Its priorities are food reformulation on sugar, salt, fat, energy, fiber, whole grains, and fruit and vegetable content, as well as consumer nutrition education and standardization of portion sizes issues. In the four years since it was established, it has managed to reach targets for salt reduction in a handful of food categories. No substantive action has been reported on any other nutrient and has been achieved for education or portion size.
Given there is a $100 billion business at the table that perceives itself at risk from the dialogue’s goals, the lack of progress isn’t really surprising. Why would companies that maximize margins and shareholder value by adding sugar, salt, and fat to their products seriously engage in any such initiative? The bigger, unanswered question is why the government hasn’t acted faster or more effectively when there’s so much at stake.
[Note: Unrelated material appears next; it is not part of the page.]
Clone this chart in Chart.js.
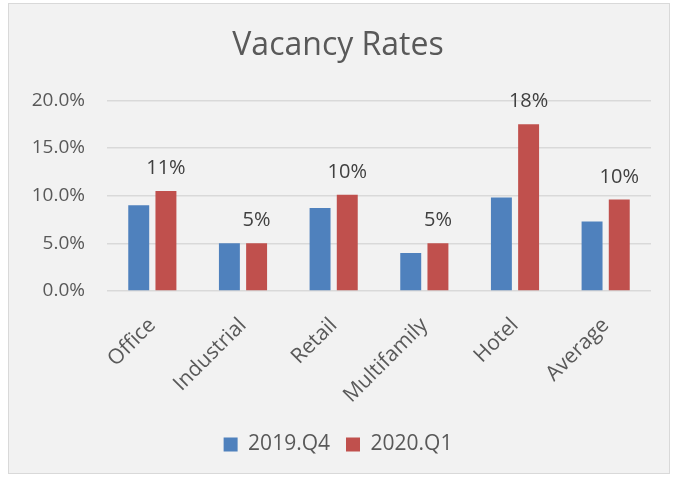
<!DOCTYPE html>
<html>
<head>
<meta charset="utf-8">
<script src="https://cdn.jsdelivr.net/npm/chart.js@4/dist/chart.umd.min.js"></script>
<style>
  html, body { margin: 0; padding: 0; background: #ffffff; }
  #box { position: absolute; left: 8px; top: 3px; width: 660px; height: 469px;
         background: #F2F2F2; border: 1px solid #D9D9D9; }
  #c { display: block; }
</style>
</head>
<body>
<div id="box"><canvas id="c" width="660" height="469"></canvas></div>
<script>
const categories = ['Office', 'Industrial', 'Retail', 'Multifamily', 'Hotel', 'Average'];
const series2019Q4 = [9.0, 5.0, 8.7, 4.0, 9.8, 7.3];
const series2020Q1 = [10.5, 5.0, 10.1, 5.0, 17.5, 9.6];
const seriesNames = ['2019.Q4', '2020.Q1'];
const yTicks = [0, 5, 10, 15, 20];

const FONT = "'Open Sans', 'Liberation Sans', sans-serif";

const dataLabels = {
  id: 'dataLabels',
  afterDatasetsDraw(chart) {
    const ctx = chart.ctx;
    const meta = chart.getDatasetMeta(1);
    ctx.save();
    ctx.font = '20px ' + FONT;
    ctx.fillStyle = '#404040';
    ctx.textAlign = 'center';
    ctx.textBaseline = 'alphabetic';
    meta.data.forEach((bar, i) => {
      const v = chart.data.datasets[1].data[i];
      ctx.fillText(Math.round(v) + '%', bar.x, bar.y - 17);
    });
    ctx.restore();
  }
};

new Chart(document.getElementById('c'), {
  type: 'bar',
  data: {
    labels: categories,
    datasets: [
      { label: seriesNames[0], data: series2019Q4, backgroundColor: '#4F81BD',
        categoryPercentage: 0.6, barPercentage: 0.77 },
      { label: seriesNames[1], data: series2020Q1, backgroundColor: '#C0504D',
        categoryPercentage: 0.6, barPercentage: 0.77 }
    ]
  },
  options: {
    responsive: false,
    animation: false,
    layout: { padding: { left: 16, right: 18, top: 0, bottom: 8 } },
    plugins: {
      title: {
        display: true, text: 'Vacancy Rates', color: '#595959',
        font: { family: FONT, size: 32, weight: 'normal' },
        padding: { top: 23, bottom: 35 }
      },
      legend: {
        position: 'bottom',
        labels: {
          color: '#595959', boxWidth: 14, boxHeight: 14, padding: 16,
          font: { family: FONT, size: 21 }
        }
      },
      tooltip: { enabled: false }
    },
    scales: {
      x: {
        grid: { display: false },
        border: { display: false },
        ticks: {
          color: '#595959', font: { family: FONT, size: 21 },
          minRotation: 45, maxRotation: 45, padding: 14
        },
        afterFit(scale) { scale.height = 127; }
      },
      y: {
        min: 0, max: 20,
        afterBuildTicks(scale) { scale.ticks = yTicks.map(v => ({ value: v })); },
        grid: { color: '#D9D9D9', lineWidth: 1.5, drawTicks: false },
        border: { display: false },
        ticks: {
          color: '#595959', font: { family: FONT, size: 19 }, padding: 22,
          callback: v => v.toFixed(1) + '%'
        },
        afterFit(scale) { scale.width = 82; }
      }
    }
  },
  plugins: [dataLabels]
});
</script>
</body>
</html>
As a first step, the food and beverage industries must be removed from the policy-setting table. Like tobacco and alcohol, the conflicts are just too great, and the public health problems are too large. And just as for smoking, the end game has to be regulation that controls the food and beverage industry – until that happens, there will be no decline in diet-related ill health.
Industry will, of course, argue that it’s all about personal choice and individual responsibility. And that it’s not the role of the state to interfere with what people desire. It will use its massive influence and enormous marketing budget to talk up its success stories and sweep its failures under the carpet.
But sooner or later, the problems will get too big to hide, the outrage too great, and a significant step forward will have to be taken. We no longer buy the industry’s arguments for tobacco, and one day, we won’t for soft drinks. Let’s hope it doesn’t take us 50 years, half a million premature deaths, and a hundred billion healthcare dollars spent on diabetes before we achieve this.